L'une est profane, l'autre se pare parfois, prétentieusement, d'une aura sacrée. Mais en vérité, il y a peu de différence entre gastronomie et musique. Dans un cas comme dans l'autre, nous avons affaire à des gens doués, certains autodidactes, d'autres pas, qui défendent avec plus ou moins d'audace une tradition locale, qui exploitent avec plus ou moins d'adresse un répertoire de recettes pour exciter les sens de leurs adeptes. Ils préparent les plats, ils les pimentent, ils les agencent, afin de leur offrir un court instant de ravissement.

YOUNG NUDY - Gumbo

Des rappeurs ont parfois mis en exergue ce parallèle entre leur art et celui des chefs. L'exemple le plus notoire, c'est celui de MF Doom et de son Mm..Food, un album dont chaque morceau ou presque prenait le nom d'un plat. Et puis depuis le début de cette année, il y a aussi Young Nudy.

Ce dernier avait déjà manifesté son goût pour la nourriture en nommant des morceaux "Loaded Baked Potato", "Sunflower Seeds", "Hot Wings", "Blue Cheese Salad", "Green Bean" ou encore "KitKat". Mais cette fois c'est l'intégralité de son dernier album, sorti en février et nommé d'après ce plat typique du Sud, Gumbo, qui est composé de tels titres.

Un chef, ça a une patte, un style, une prédilection marquée pour certains ingrédients. Et il en est de même de Young Nudy sur ses albums. Ils sont tous sensiblement différents, mais tous un peu pareils, malgré tout. De sa voix crispée, sur des sons lents, dépouillés et faussement tranquilles, sorte de musique de cirque inquiétante, l'homme d'Atlanta nous parle une fois encore de terrasser ses opposants, dans une ambiance à la fois surréaliste et pesante. Les armes sont de sortie, les balles fusent, des meurtres se profilent à l'horizon.

Et puis aussi, dès le premier titre, "Brussel Sprout", il est question d'un autre art culinaire, celui qui est exercé au sein des trap houses. Les seuls écarts, ce sont les filles, que Nudy prétend baiser entre deux menaces de mort. Ce sont les virées en strip club, comme avec le cousin 21 Savage sur le pornographique "Peaches and Eggplants". C'est, une fois seulement, avec "Passion Fruit", ce qui peut se rapprocher le plus d'une chanson d'amour dans l'univers rude où évolue Nudy.

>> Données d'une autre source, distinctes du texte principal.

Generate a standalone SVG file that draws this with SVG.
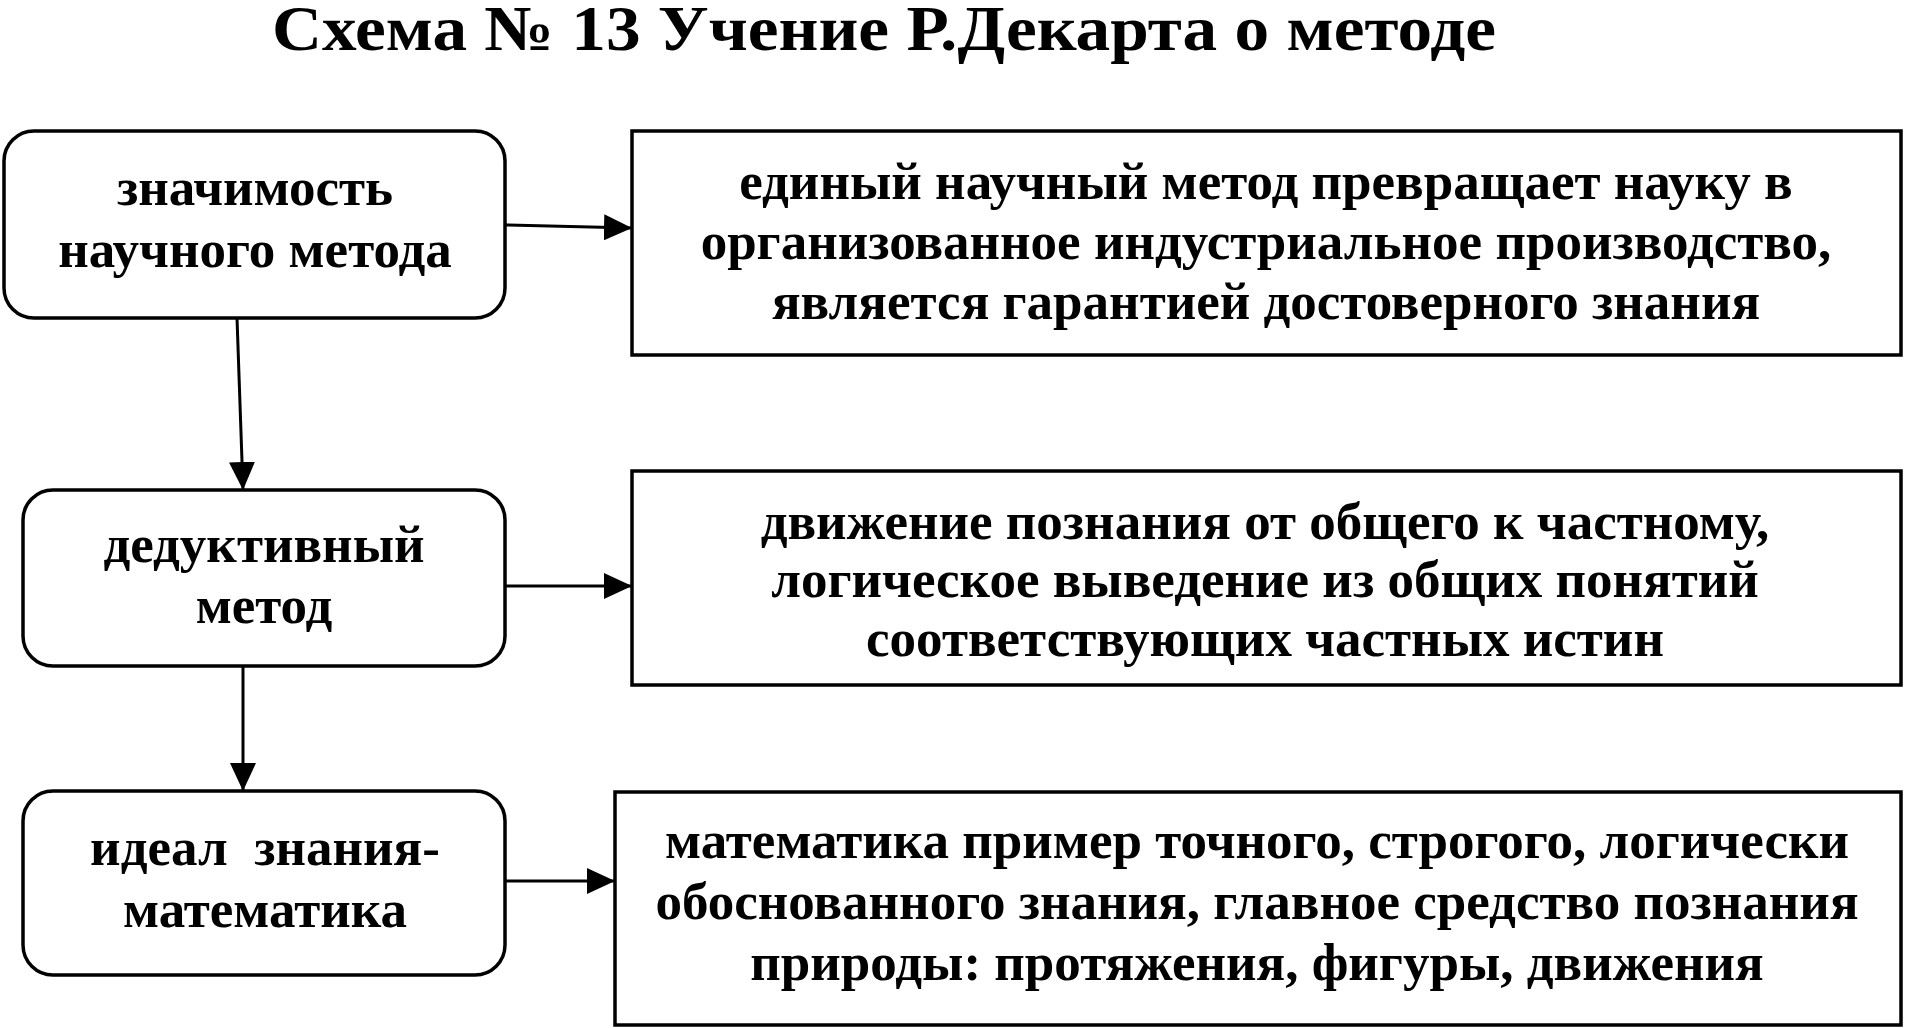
<svg xmlns="http://www.w3.org/2000/svg" width="1905" height="1028" viewBox="0 0 1905 1028">
<style>
text{font-family:"Liberation Serif","Times New Roman",serif;font-weight:bold;fill:#000;text-anchor:middle}
.t{font-size:64px}
.n{font-size:53px}
.box{fill:#fff;stroke:#000;stroke-width:3.5}
.c{stroke:#000;stroke-width:3;fill:none}
</style>
<defs>
<marker id="ah" markerUnits="userSpaceOnUse" markerWidth="28" markerHeight="26" viewBox="0 0 28 26" refX="28" refY="13" orient="auto">
<path d="M0,0 L28,13 L0,26 Z" fill="#000"/>
</marker>
</defs>
<rect width="1905" height="1028" fill="#fff"/>
<text class="t" x="884" y="50" textLength="1224" lengthAdjust="spacingAndGlyphs">Схема № 13 Учение Р.Декарта о методе</text>
<g id="connectors">
<line class="c" x1="505" y1="225" x2="632" y2="228" marker-end="url(#ah)"/>
<line class="c" x1="237" y1="318" x2="243" y2="490" marker-end="url(#ah)"/>
<line class="c" x1="505" y1="586" x2="632" y2="586" marker-end="url(#ah)"/>
<line class="c" x1="243" y1="666" x2="243" y2="791" marker-end="url(#ah)"/>
<line class="c" x1="505" y1="881" x2="615" y2="881" marker-end="url(#ah)"/>
</g>
<g id="n1">
<rect class="box" x="4" y="131" width="501" height="187" rx="30" ry="30"/>
<text class="n" x="255" y="205">значимость</text>
<text class="n" x="255" y="267">научного метода</text>
</g>
<g id="n2">
<rect class="box" x="23" y="490" width="482" height="176" rx="30" ry="30"/>
<text class="n" x="264" y="562">дедуктивный</text>
<text class="n" x="264" y="623">метод</text>
</g>
<g id="n3">
<rect class="box" x="23" y="791" width="482" height="184" rx="30" ry="30"/>
<text class="n" x="265" y="865" xml:space="preserve">идеал  знания-</text>
<text class="n" x="265" y="927">математика</text>
</g>
<g id="r1">
<rect class="box" x="632" y="131" width="1269" height="224"/>
<text class="n" x="1266" y="199">единый научный метод превращает науку в</text>
<text class="n" x="1266" y="259">организованное индустриальное производство,</text>
<text class="n" x="1266" y="319">является гарантией достоверного знания</text>
</g>
<g id="r2">
<rect class="box" x="632" y="471" width="1269" height="214"/>
<text class="n" x="1265" y="539">движение познания от общего к частному,</text>
<text class="n" x="1265" y="597">логическое выведение из общих понятий</text>
<text class="n" x="1265" y="656">соответствующих частных истин</text>
</g>
<g id="r3">
<rect class="box" x="615" y="792" width="1286" height="233"/>
<text class="n" x="1257" y="858">математика пример точного, строгого, логически</text>
<text class="n" x="1257" y="919">обоснованного знания, главное средство познания</text>
<text class="n" x="1257" y="980">природы: протяжения, фигуры, движения</text>
</g>
</svg>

Tout cela est d'autant plus familier, que le maître saucier est Coupe, celui-là même qui, depuis l'excellent Anyways, est le complice privilégié de Nudy et a succédé à Pi'erre Bourne.

Ce dernier est présent ici aussi, le temps d'une collaboration avec Key Glock, mais c'est bel et bien Coupe qui se taille la part du lion côté production. Et l'alchimie opère encore, sur de très bons titres tels que "Pancake", que ce "M.R.E." rempli des intimidations dont le rappeur est coutumier, ou ce superbe "Portabella" qui présente la drogue comme l'unique échappatoire à la dure condition du ghetto. Et à ceux-là, produit quant à lui par Kid Hazel et 44Wxrld, il faut ajouter "Hot Great", un ultime égo-trip de bandit tournoyant.

Au fond, la musique n'a qu'une grosse différence avec la gastronomie, elle n'a qu'une supériorité : elle persiste une fois consommée. Et celle de Young Nudy, puisqu'il ne sort que des albums solides, on n'est pas près de cesser de la déguster.